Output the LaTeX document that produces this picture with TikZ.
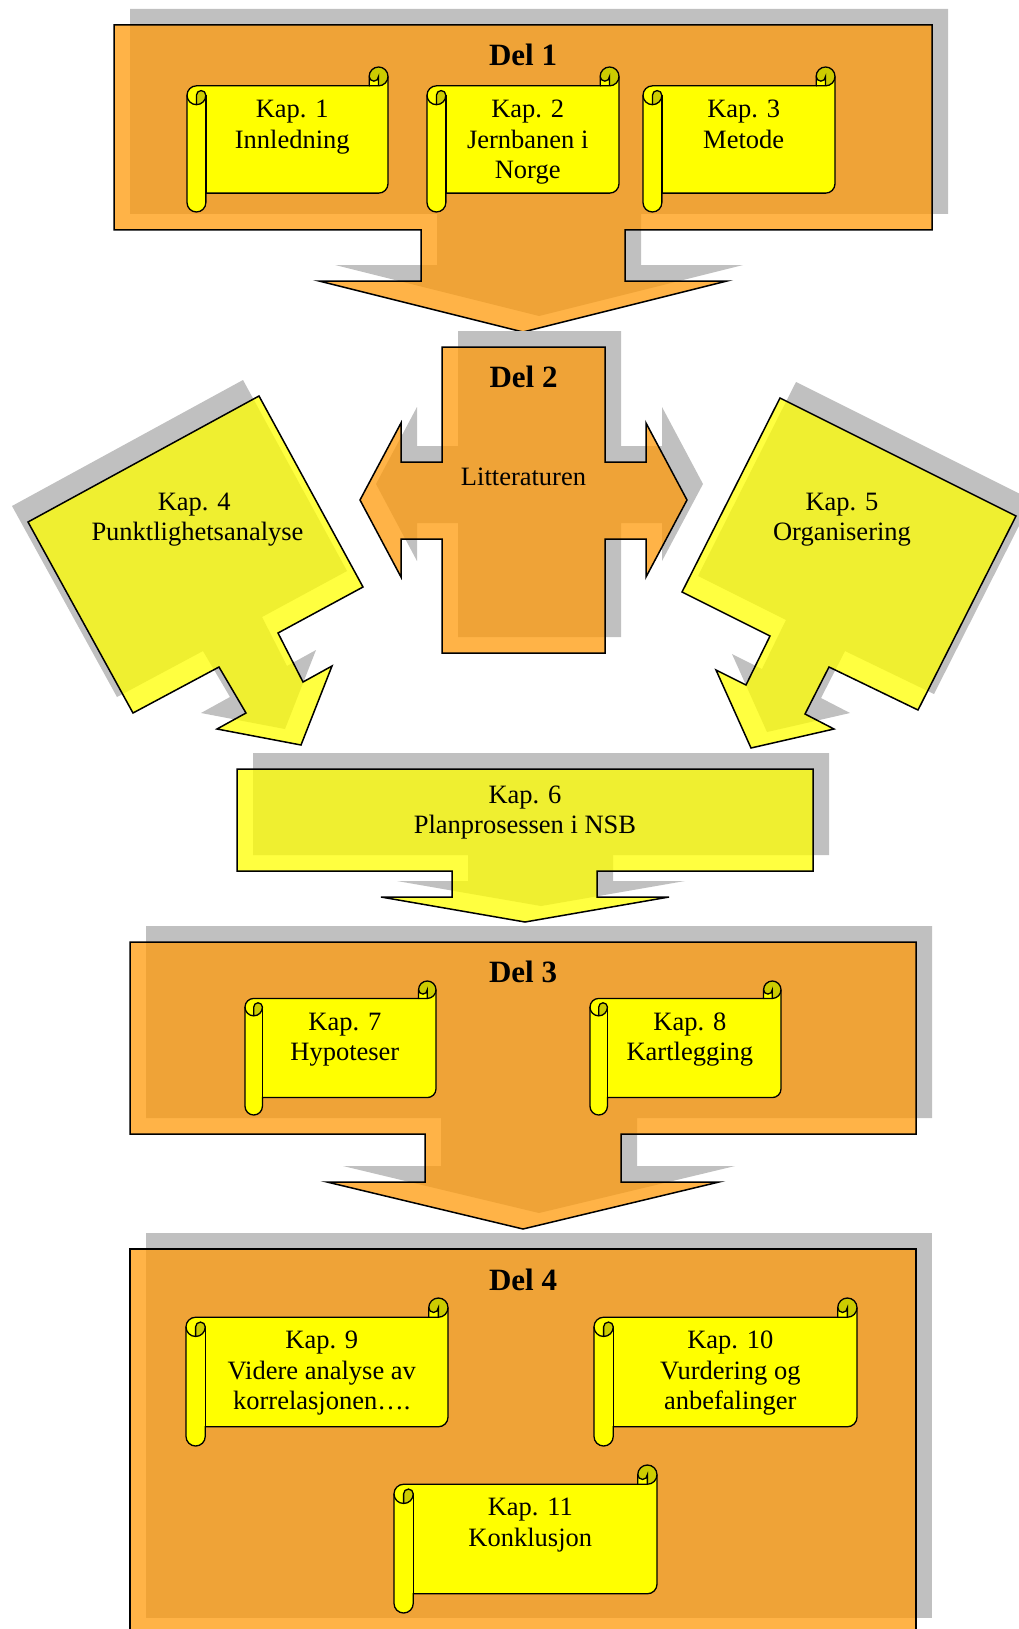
\documentclass[tikz,border=0pt]{standalone}
\usepackage{fontspec}
\setmainfont{Liberation Serif}
\definecolor{shadowgray}{RGB}{192,192,192}
\definecolor{blockorange}{RGB}{255,154,10}
\definecolor{blockyellow}{RGB}{255,255,0}
\definecolor{scrollyellow}{RGB}{255,255,0}
\definecolor{curlyellow}{RGB}{204,204,0}
\tikzset{
  orangeblock/.style={fill=blockorange, fill opacity=0.75, draw=black, line width=1.5pt, line join=miter},
  yellowblock/.style={fill=blockyellow, fill opacity=0.75, draw=black, line width=1.5pt, line join=miter},
  scrollline/.style={draw=black, line width=1.3pt},
  kaptext/.style={font=\fontsize{26.5}{30.5}\selectfont, align=center, inner sep=0pt, text=black},
  deltext/.style={font=\fontsize{31}{36}\selectfont\bfseries, inner sep=0pt, anchor=base},
}
\newcommand\fl{\rule{0pt}{22pt}}
\newcommand\blockwithshadow[3]{%
  \fill[shadowgray, shift={#1}] #3;
  \filldraw[#2] #3;}
\newcommand\kapscroll[6]{%
 \begin{scope}[shift={(#2,#3)}]
  \pgfmathsetmacro\scrW{#4-#2}%
  \pgfmathsetmacro\scrH{#5-#3}%
  \pgfmathsetmacro\scrC{0.13*\scrH}%
  \pgfmathsetmacro\scrCh{\scrC/2}%
  \pgfmathsetmacro\scrCq{\scrC/4}%
  \fill[scrollyellow] (0,1.5*\scrC) arc[start angle=180,delta angle=90,radius=\scrCh] -- (\scrW-\scrC,\scrC) -- (\scrW-\scrC,\scrCh) arc[start angle=180,delta angle=180,radius=\scrCh] -- (\scrW,\scrH-1.5*\scrC) arc[start angle=0,delta angle=90,radius=\scrCh] -- (\scrC,\scrH-\scrC) -- (\scrC,\scrH-\scrCh) arc[start angle=0,delta angle=180,radius=\scrCh] -- cycle;
  \fill[curlyellow] (\scrCh,2*\scrC) arc[start angle=90,delta angle=-90,radius=\scrCh] arc[start angle=0,delta angle=-180,radius=\scrCq] -- cycle;
  \fill[curlyellow] (\scrW-\scrCh,\scrC) arc[start angle=90,delta angle=-270,radius=\scrCh] arc[start angle=180,delta angle=-180,radius=\scrCq] -- cycle;
  \draw[scrollline] (0,1.5*\scrC) arc[start angle=180,delta angle=90,radius=\scrCh] -- (\scrW-\scrC,\scrC) -- (\scrW-\scrC,\scrCh) arc[start angle=180,delta angle=180,radius=\scrCh] -- (\scrW,\scrH-1.5*\scrC) arc[start angle=0,delta angle=90,radius=\scrCh] -- (\scrC,\scrH-\scrC) -- (\scrC,\scrH-\scrCh) arc[start angle=0,delta angle=180,radius=\scrCh] -- cycle;
  \draw[scrollline] (\scrW-\scrC,\scrC) -- (\scrW-\scrCh,\scrC) arc[start angle=90,delta angle=-90,radius=\scrCh];
  \draw[scrollline] (\scrW-\scrCh,\scrC) -- (\scrW-\scrCh,\scrCh) arc[start angle=0,delta angle=180,radius=\scrCq];
  \draw[scrollline] (\scrCh,2*\scrC) -- (\scrCh,1.5*\scrC) arc[start angle=180,delta angle=180,radius=\scrCq] arc[start angle=0,delta angle=180,radius=\scrCh];
  \draw[scrollline] (\scrC,1.5*\scrC) -- (\scrC,\scrH-\scrC);
  \node[kaptext, anchor=north] (#1) at (\scrW/2+\scrC/4, \scrC+9.5) {\fl #6};
 \end{scope}}
\begin{document}
\begin{tikzpicture}[x=1pt,y=-1pt]
\useasboundingbox (0,0) rectangle (1019,1629);
\clip (0,0) rectangle (1019,1629);
\fill[white] (0,0) rectangle (1019,1629);
% Del 1
\blockwithshadow{(16,-16)}{orangeblock}{(114,25) -- (932,25) -- (932,230) -- (625,230) -- (625,281) -- (727,281) -- (523,332) -- (319,281) -- (421,281) -- (421,230) -- (114,230) -- cycle}
% Del 2
\blockwithshadow{(16,-16)}{orangeblock}{(442,347) -- (605,347) -- (605,462) -- (646,462) -- (646,423) -- (687,500) -- (646,577) -- (646,539) -- (605,539) -- (605,653) -- (442,653) -- (442,539) -- (401,539) -- (401,577) -- (360,500) -- (401,423) -- (401,462) -- (442,462) -- cycle}
% Kap 4
\blockwithshadow{(-16,-16)}{yellowblock}{(28,522) -- (259,396) -- (363,587) -- (278,633) -- (303,682) -- (332,666) -- (301,745) -- (217,729) -- (246,713) -- (219,667) -- (133,713) -- cycle}
% Kap 5
\blockwithshadow{(16,-16)}{yellowblock}{(780,398) -- (1016,516) -- (918,710) -- (829,667) -- (805,714) -- (834,729) -- (751,748) -- (716,670) -- (746,685) -- (770,636) -- (682,592) -- cycle}
% Kap 6
\blockwithshadow{(16,-16)}{yellowblock}{(237,769) -- (813,769) -- (813,871) -- (597,871) -- (597,897) -- (669,897) -- (525,922) -- (381,897) -- (452,897) -- (452,871) -- (237,871) -- cycle}
% Del 3
\blockwithshadow{(16,-16)}{orangeblock}{(130,942) -- (916,942) -- (916,1134) -- (621,1134) -- (621,1182) -- (719,1182) -- (523,1229) -- (327,1182) -- (425,1182) -- (425,1134) -- (130,1134) -- cycle}
% Del 4
\blockwithshadow{(16,-16)}{orangeblock}{(130,1249) -- (916,1249) -- (916,1634) -- (130,1634) -- cycle}
% texts
\node[deltext] (del1) at (523,66) {Del 1};
\node[deltext] (del2) at (523.5,387) {Del 2};
\node[kaptext, anchor=north] (litt) at (523.5,463) {\fl Litteraturen};
\node[kaptext, anchor=north] (kap4) at (197.5,488) {\fl Kap. 4\hspace*{6.6pt}\\Punktlighetsanalyse};
\node[kaptext, anchor=north] (kap5) at (842,488) {\fl Kap. 5\\Organisering};
\node[kaptext, anchor=north] (kap6) at (525,781) {\fl Kap. 6\\Planprosessen i NSB};
\node[deltext] (del3) at (523,982) {Del 3};
\node[deltext] (del4) at (523,1290) {Del 4};
% scrolls
\kapscroll{kap1}{187}{67}{388}{212}{Kap. 1\\Innledning}
\kapscroll{kap2}{427}{67}{619}{212}{Kap. 2\\Jernbanen i\\Norge}
\kapscroll{kap3}{643}{67}{835}{212}{Kap. 3\\Metode}
\kapscroll{kap7}{245}{981}{436}{1115}{Kap. 7\\Hypoteser}
\kapscroll{kap8}{590}{981}{781}{1115}{Kap. 8\\Kartlegging}
\kapscroll{kap9}{186}{1298}{448}{1446}{Kap. 9\\Videre analyse av\\korrelasjonen….}
\kapscroll{kap10}{594}{1298}{857}{1446}{Kap. 10\\Vurdering og\\anbefalinger}
\kapscroll{kap11}{394}{1465}{657}{1613}{Kap. 11\\Konklusjon}
\end{tikzpicture}
\end{document}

* * * * *

Copy every line of the data exactly as written, excluding the pictures.

*EXPECTED ANSWER*
Output the LaTeX document that produces this picture with TikZ.
\documentclass[tikz,border=0pt]{standalone}
\usepackage{fontspec}
\setmainfont{Liberation Serif}
\definecolor{shadowgray}{RGB}{192,192,192}
\definecolor{blockorange}{RGB}{255,154,10}
\definecolor{blockyellow}{RGB}{255,255,0}
\definecolor{scrollyellow}{RGB}{255,255,0}
\definecolor{curlyellow}{RGB}{204,204,0}
\tikzset{
  orangeblock/.style={fill=blockorange, fill opacity=0.75, draw=black, line width=1.5pt, line join=miter},
  yellowblock/.style={fill=blockyellow, fill opacity=0.75, draw=black, line width=1.5pt, line join=miter},
  scrollline/.style={draw=black, line width=1.3pt},
  kaptext/.style={font=\fontsize{26.5}{30.5}\selectfont, align=center, inner sep=0pt, text=black},
  deltext/.style={font=\fontsize{31}{36}\selectfont\bfseries, inner sep=0pt, anchor=base},
}
\newcommand\fl{\rule{0pt}{22pt}}
\newcommand\blockwithshadow[3]{%
  \fill[shadowgray, shift={#1}] #3;
  \filldraw[#2] #3;}
\newcommand\kapscroll[6]{%
 \begin{scope}[shift={(#2,#3)}]
  \pgfmathsetmacro\scrW{#4-#2}%
  \pgfmathsetmacro\scrH{#5-#3}%
  \pgfmathsetmacro\scrC{0.13*\scrH}%
  \pgfmathsetmacro\scrCh{\scrC/2}%
  \pgfmathsetmacro\scrCq{\scrC/4}%
  \fill[scrollyellow] (0,1.5*\scrC) arc[start angle=180,delta angle=90,radius=\scrCh] -- (\scrW-\scrC,\scrC) -- (\scrW-\scrC,\scrCh) arc[start angle=180,delta angle=180,radius=\scrCh] -- (\scrW,\scrH-1.5*\scrC) arc[start angle=0,delta angle=90,radius=\scrCh] -- (\scrC,\scrH-\scrC) -- (\scrC,\scrH-\scrCh) arc[start angle=0,delta angle=180,radius=\scrCh] -- cycle;
  \fill[curlyellow] (\scrCh,2*\scrC) arc[start angle=90,delta angle=-90,radius=\scrCh] arc[start angle=0,delta angle=-180,radius=\scrCq] -- cycle;
  \fill[curlyellow] (\scrW-\scrCh,\scrC) arc[start angle=90,delta angle=-270,radius=\scrCh] arc[start angle=180,delta angle=-180,radius=\scrCq] -- cycle;
  \draw[scrollline] (0,1.5*\scrC) arc[start angle=180,delta angle=90,radius=\scrCh] -- (\scrW-\scrC,\scrC) -- (\scrW-\scrC,\scrCh) arc[start angle=180,delta angle=180,radius=\scrCh] -- (\scrW,\scrH-1.5*\scrC) arc[start angle=0,delta angle=90,radius=\scrCh] -- (\scrC,\scrH-\scrC) -- (\scrC,\scrH-\scrCh) arc[start angle=0,delta angle=180,radius=\scrCh] -- cycle;
  \draw[scrollline] (\scrW-\scrC,\scrC) -- (\scrW-\scrCh,\scrC) arc[start angle=90,delta angle=-90,radius=\scrCh];
  \draw[scrollline] (\scrW-\scrCh,\scrC) -- (\scrW-\scrCh,\scrCh) arc[start angle=0,delta angle=180,radius=\scrCq];
  \draw[scrollline] (\scrCh,2*\scrC) -- (\scrCh,1.5*\scrC) arc[start angle=180,delta angle=180,radius=\scrCq] arc[start angle=0,delta angle=180,radius=\scrCh];
  \draw[scrollline] (\scrC,1.5*\scrC) -- (\scrC,\scrH-\scrC);
  \node[kaptext, anchor=north] (#1) at (\scrW/2+\scrC/4, \scrC+9.5) {\fl #6};
 \end{scope}}
\begin{document}
\begin{tikzpicture}[x=1pt,y=-1pt]
\useasboundingbox (0,0) rectangle (1019,1629);
\clip (0,0) rectangle (1019,1629);
\fill[white] (0,0) rectangle (1019,1629);
% Del 1
\blockwithshadow{(16,-16)}{orangeblock}{(114,25) -- (932,25) -- (932,230) -- (625,230) -- (625,281) -- (727,281) -- (523,332) -- (319,281) -- (421,281) -- (421,230) -- (114,230) -- cycle}
% Del 2
\blockwithshadow{(16,-16)}{orangeblock}{(442,347) -- (605,347) -- (605,462) -- (646,462) -- (646,423) -- (687,500) -- (646,577) -- (646,539) -- (605,539) -- (605,653) -- (442,653) -- (442,539) -- (401,539) -- (401,577) -- (360,500) -- (401,423) -- (401,462) -- (442,462) -- cycle}
% Kap 4
\blockwithshadow{(-16,-16)}{yellowblock}{(28,522) -- (259,396) -- (363,587) -- (278,633) -- (303,682) -- (332,666) -- (301,745) -- (217,729) -- (246,713) -- (219,667) -- (133,713) -- cycle}
% Kap 5
\blockwithshadow{(16,-16)}{yellowblock}{(780,398) -- (1016,516) -- (918,710) -- (829,667) -- (805,714) -- (834,729) -- (751,748) -- (716,670) -- (746,685) -- (770,636) -- (682,592) -- cycle}
% Kap 6
\blockwithshadow{(16,-16)}{yellowblock}{(237,769) -- (813,769) -- (813,871) -- (597,871) -- (597,897) -- (669,897) -- (525,922) -- (381,897) -- (452,897) -- (452,871) -- (237,871) -- cycle}
% Del 3
\blockwithshadow{(16,-16)}{orangeblock}{(130,942) -- (916,942) -- (916,1134) -- (621,1134) -- (621,1182) -- (719,1182) -- (523,1229) -- (327,1182) -- (425,1182) -- (425,1134) -- (130,1134) -- cycle}
% Del 4
\blockwithshadow{(16,-16)}{orangeblock}{(130,1249) -- (916,1249) -- (916,1634) -- (130,1634) -- cycle}
% texts
\node[deltext] (del1) at (523,66) {Del 1};
\node[deltext] (del2) at (523.5,387) {Del 2};
\node[kaptext, anchor=north] (litt) at (523.5,463) {\fl Litteraturen};
\node[kaptext, anchor=north] (kap4) at (197.5,488) {\fl Kap. 4\hspace*{6.6pt}\\Punktlighetsanalyse};
\node[kaptext, anchor=north] (kap5) at (842,488) {\fl Kap. 5\\Organisering};
\node[kaptext, anchor=north] (kap6) at (525,781) {\fl Kap. 6\\Planprosessen i NSB};
\node[deltext] (del3) at (523,982) {Del 3};
\node[deltext] (del4) at (523,1290) {Del 4};
% scrolls
\kapscroll{kap1}{187}{67}{388}{212}{Kap. 1\\Innledning}
\kapscroll{kap2}{427}{67}{619}{212}{Kap. 2\\Jernbanen i\\Norge}
\kapscroll{kap3}{643}{67}{835}{212}{Kap. 3\\Metode}
\kapscroll{kap7}{245}{981}{436}{1115}{Kap. 7\\Hypoteser}
\kapscroll{kap8}{590}{981}{781}{1115}{Kap. 8\\Kartlegging}
\kapscroll{kap9}{186}{1298}{448}{1446}{Kap. 9\\Videre analyse av\\korrelasjonen….}
\kapscroll{kap10}{594}{1298}{857}{1446}{Kap. 10\\Vurdering og\\anbefalinger}
\kapscroll{kap11}{394}{1465}{657}{1613}{Kap. 11\\Konklusjon}
\end{tikzpicture}
\end{document}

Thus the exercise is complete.